◆ GIVEN DATA
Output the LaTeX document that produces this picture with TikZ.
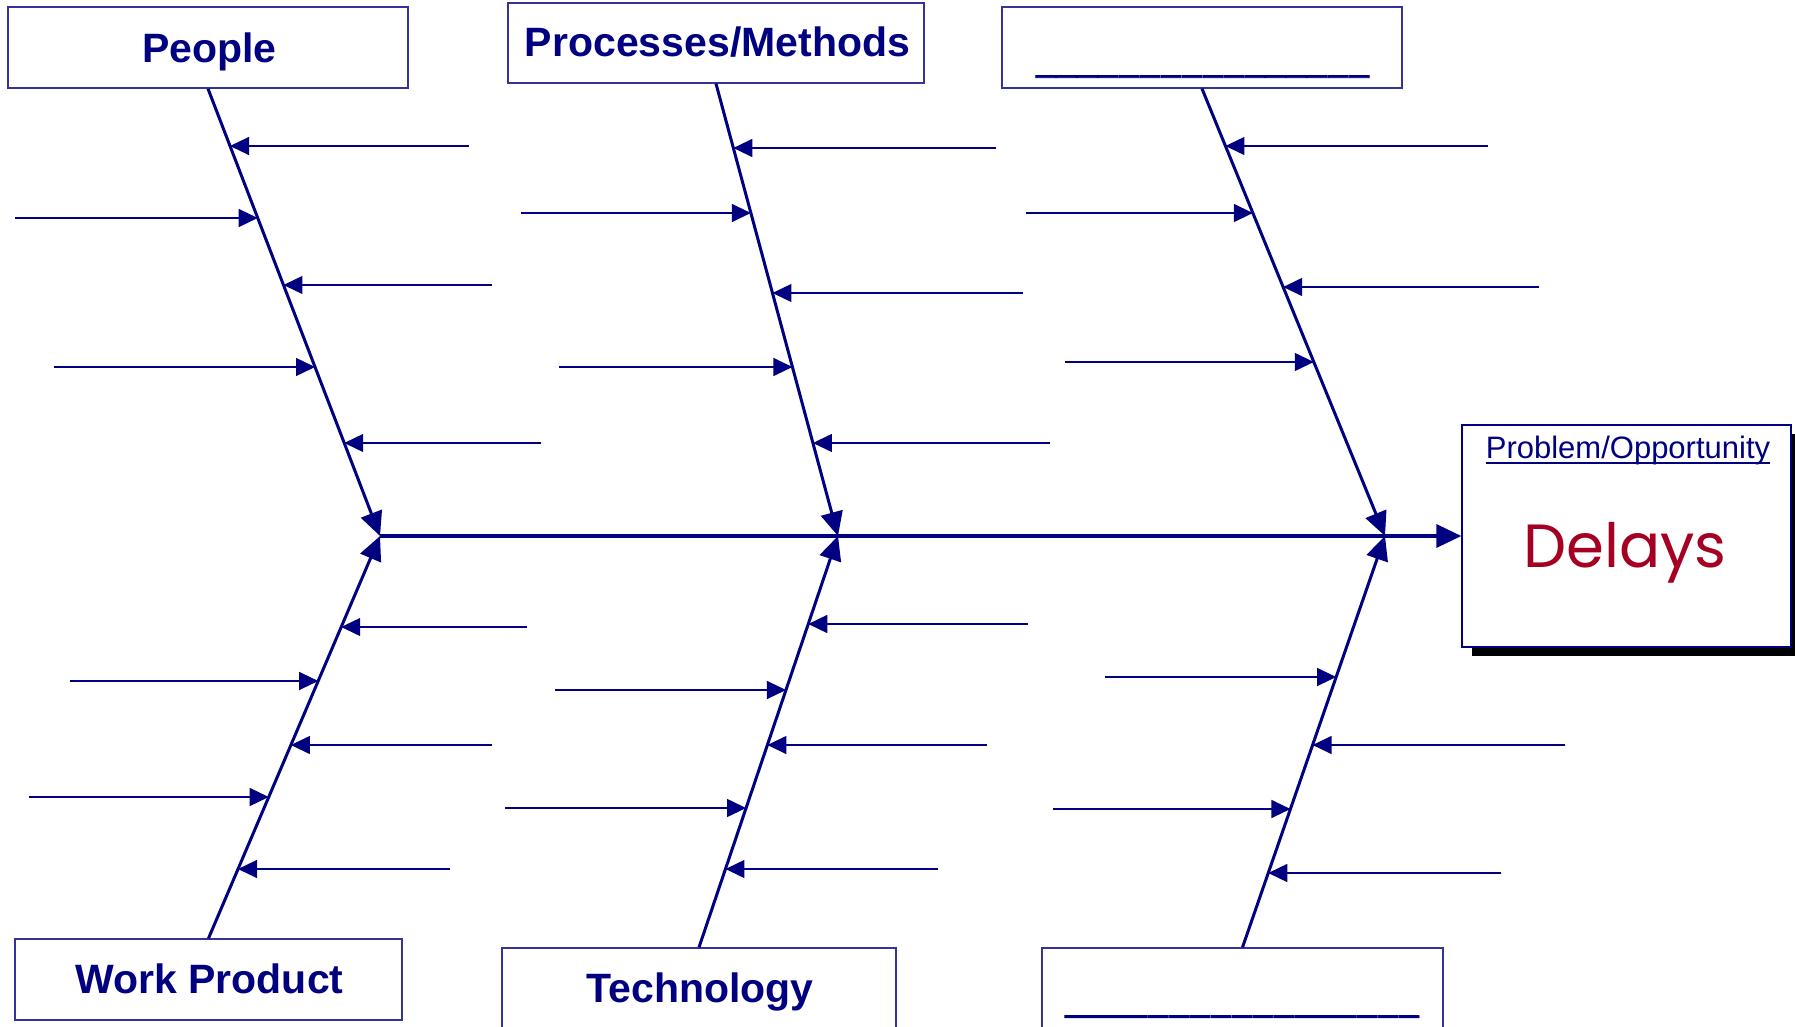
\documentclass[tikz,border=0pt]{standalone}
\usepackage{fontspec}
\setmainfont{Liberation Sans}
\newfontfamily\handfont{Poppins}
\newfontfamily\blankfont[FakeBold=2.5]{Liberation Sans}
\usetikzlibrary{arrows.meta,shadows,calc}
\definecolor{ink}{RGB}{0,0,128}
\definecolor{delayred}{RGB}{165,0,33}
\newcount\blankcount
\newcommand\blankrule[1]{\blankcount=0 \loop\_\kern2pt\advance\blankcount by 1 \ifnum\blankcount<#1\repeat}

\begin{document}
\begin{tikzpicture}[x=1pt,y=-1pt,
  catbox/.style={draw=ink!80, line width=1.4pt, fill=white, inner sep=0pt},
  cattext/.style={anchor=base, inner sep=0pt, text=ink, font=\fontsize{41}{41}\selectfont\bfseries},
  blanktext/.style={anchor=base, inner sep=0pt, text=ink, font=\blankfont\fontsize{34}{34}\selectfont},
  bone/.style={draw=ink, line width=3pt, -{Triangle[length=24pt,width=22pt]}},
  spine/.style={draw=ink, line width=3.5pt, -{Triangle[length=25pt,width=23pt]}},
  twig/.style={draw=ink, line width=1.3pt, -{Triangle[length=19pt,width=18pt]}},
]
\useasboundingbox (0,0) rectangle (1795,1027);
\clip (0,0) rectangle (1795,1027);

% category boxes
\node[catbox, minimum width=400pt, minimum height=81pt] (people) at (208,47.5) {};
\node[catbox, minimum width=416pt, minimum height=80pt] (proc) at (716,43) {};
\node[catbox, minimum width=400pt, minimum height=81pt] (blankT) at (1202,47.5) {};
\node[catbox, minimum width=387pt, minimum height=81pt] (work) at (208.5,979.5) {};
\node[catbox, minimum width=394pt, minimum height=92pt] (tech) at (699,994) {};
\node[catbox, minimum width=401pt, minimum height=92pt] (blankB) at (1242.5,994) {};

% problem box
\node[catbox, draw=ink, minimum width=329pt, minimum height=222pt,
  drop shadow={shadow xshift=10pt, shadow yshift=-9pt, fill=black, opacity=1}] (prob) at (1626.5,536) {};

% labels
\node[cattext] (tPeople) at (209.5,63) {People};
\node[cattext] (tProc) at (717.5,57) {Processes/Methods};
\node[cattext] (tWork) at (209.5,993) {Work Product};
\node[cattext] (tTech) at (700,1002) {Technology};
\node[blanktext] (tBlankT) at (1203.5,71) {\blankrule{16}};
\node[blanktext] (tBlankB) at (1243,1011) {\blankrule{17}};
\node[anchor=base, inner sep=0pt, text=ink, font=\fontsize{31}{31}\selectfont] (pTitle) at (1628,458) {Problem/Opportunity};
\draw[ink, line width=2.5pt] ([yshift=-5pt]pTitle.base west) -- ([yshift=-5pt]pTitle.base east);
\node[anchor=base, inner sep=0pt, text=delayred, font=\handfont\fontsize{61}{61}\selectfont] (delay) at (1625,567) {Delays};

% junctions on the spine
\coordinate (J1) at (380,536);
\coordinate (J2) at (838,536);
\coordinate (J3) at (1385,536);
\coordinate (b1) at (people.south);
\coordinate (b2) at (proc.south);
\coordinate (b3) at (blankT.south);
\coordinate (b4) at (work.north);
\coordinate (b5) at (tech.north);
\coordinate (b6) at (blankB.north);

% spine and bones
\draw[spine] (J1) -- (prob.west);
\draw[bone] (b1) -- (J1);
\draw[bone] (b2) -- (J2);
\draw[bone] (b3) -- (J3);
\draw[bone] (b4) -- (J1);
\draw[bone] (b5) -- (J2);
\draw[bone] (b6) -- (J3);

% twigs: free end (x,y), tip where the row meets its bone
\foreach \b/\j/\list in {
  b1/J1/{469/146, 15/218, 492/285, 54/367, 541/443},
  b2/J2/{996/148, 521/213, 1023/293, 559/367, 1050/443},
  b3/J3/{1488/146, 1026/213, 1539/287, 1065/362},
  b4/J1/{527/627, 70/681, 492/745, 29/797, 450/869},
  b5/J2/{1028/624, 555/690, 987/745, 505/808, 938/869},
  b6/J3/{1105/677, 1565/745, 1053/809, 1501/873}} {
  \foreach \fx/\fy in \list {
    \coordinate (f) at (\fx,\fy);
    \path let \p1=(\b), \p2=(\j) in
      coordinate (tip) at ({\x1+((-\fy pt)-\y1)/(\y2-\y1)*(\x2-\x1)}, {-\fy pt});
    \draw[twig] (f) -- (tip);
  }
}
\end{tikzpicture}
\end{document}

◆ WHAT THE EXERCISE ASKS
Repeat the material above verbatim. Leave the pictures behind.

◆ TASK RESPONSE
Output the LaTeX document that produces this picture with TikZ.
\documentclass[tikz,border=0pt]{standalone}
\usepackage{fontspec}
\setmainfont{Liberation Sans}
\newfontfamily\handfont{Poppins}
\newfontfamily\blankfont[FakeBold=2.5]{Liberation Sans}
\usetikzlibrary{arrows.meta,shadows,calc}
\definecolor{ink}{RGB}{0,0,128}
\definecolor{delayred}{RGB}{165,0,33}
\newcount\blankcount
\newcommand\blankrule[1]{\blankcount=0 \loop\_\kern2pt\advance\blankcount by 1 \ifnum\blankcount<#1\repeat}

\begin{document}
\begin{tikzpicture}[x=1pt,y=-1pt,
  catbox/.style={draw=ink!80, line width=1.4pt, fill=white, inner sep=0pt},
  cattext/.style={anchor=base, inner sep=0pt, text=ink, font=\fontsize{41}{41}\selectfont\bfseries},
  blanktext/.style={anchor=base, inner sep=0pt, text=ink, font=\blankfont\fontsize{34}{34}\selectfont},
  bone/.style={draw=ink, line width=3pt, -{Triangle[length=24pt,width=22pt]}},
  spine/.style={draw=ink, line width=3.5pt, -{Triangle[length=25pt,width=23pt]}},
  twig/.style={draw=ink, line width=1.3pt, -{Triangle[length=19pt,width=18pt]}},
]
\useasboundingbox (0,0) rectangle (1795,1027);
\clip (0,0) rectangle (1795,1027);

% category boxes
\node[catbox, minimum width=400pt, minimum height=81pt] (people) at (208,47.5) {};
\node[catbox, minimum width=416pt, minimum height=80pt] (proc) at (716,43) {};
\node[catbox, minimum width=400pt, minimum height=81pt] (blankT) at (1202,47.5) {};
\node[catbox, minimum width=387pt, minimum height=81pt] (work) at (208.5,979.5) {};
\node[catbox, minimum width=394pt, minimum height=92pt] (tech) at (699,994) {};
\node[catbox, minimum width=401pt, minimum height=92pt] (blankB) at (1242.5,994) {};

% problem box
\node[catbox, draw=ink, minimum width=329pt, minimum height=222pt,
  drop shadow={shadow xshift=10pt, shadow yshift=-9pt, fill=black, opacity=1}] (prob) at (1626.5,536) {};

% labels
\node[cattext] (tPeople) at (209.5,63) {People};
\node[cattext] (tProc) at (717.5,57) {Processes/Methods};
\node[cattext] (tWork) at (209.5,993) {Work Product};
\node[cattext] (tTech) at (700,1002) {Technology};
\node[blanktext] (tBlankT) at (1203.5,71) {\blankrule{16}};
\node[blanktext] (tBlankB) at (1243,1011) {\blankrule{17}};
\node[anchor=base, inner sep=0pt, text=ink, font=\fontsize{31}{31}\selectfont] (pTitle) at (1628,458) {Problem/Opportunity};
\draw[ink, line width=2.5pt] ([yshift=-5pt]pTitle.base west) -- ([yshift=-5pt]pTitle.base east);
\node[anchor=base, inner sep=0pt, text=delayred, font=\handfont\fontsize{61}{61}\selectfont] (delay) at (1625,567) {Delays};

% junctions on the spine
\coordinate (J1) at (380,536);
\coordinate (J2) at (838,536);
\coordinate (J3) at (1385,536);
\coordinate (b1) at (people.south);
\coordinate (b2) at (proc.south);
\coordinate (b3) at (blankT.south);
\coordinate (b4) at (work.north);
\coordinate (b5) at (tech.north);
\coordinate (b6) at (blankB.north);

% spine and bones
\draw[spine] (J1) -- (prob.west);
\draw[bone] (b1) -- (J1);
\draw[bone] (b2) -- (J2);
\draw[bone] (b3) -- (J3);
\draw[bone] (b4) -- (J1);
\draw[bone] (b5) -- (J2);
\draw[bone] (b6) -- (J3);

% twigs: free end (x,y), tip where the row meets its bone
\foreach \b/\j/\list in {
  b1/J1/{469/146, 15/218, 492/285, 54/367, 541/443},
  b2/J2/{996/148, 521/213, 1023/293, 559/367, 1050/443},
  b3/J3/{1488/146, 1026/213, 1539/287, 1065/362},
  b4/J1/{527/627, 70/681, 492/745, 29/797, 450/869},
  b5/J2/{1028/624, 555/690, 987/745, 505/808, 938/869},
  b6/J3/{1105/677, 1565/745, 1053/809, 1501/873}} {
  \foreach \fx/\fy in \list {
    \coordinate (f) at (\fx,\fy);
    \path let \p1=(\b), \p2=(\j) in
      coordinate (tip) at ({\x1+((-\fy pt)-\y1)/(\y2-\y1)*(\x2-\x1)}, {-\fy pt});
    \draw[twig] (f) -- (tip);
  }
}
\end{tikzpicture}
\end{document}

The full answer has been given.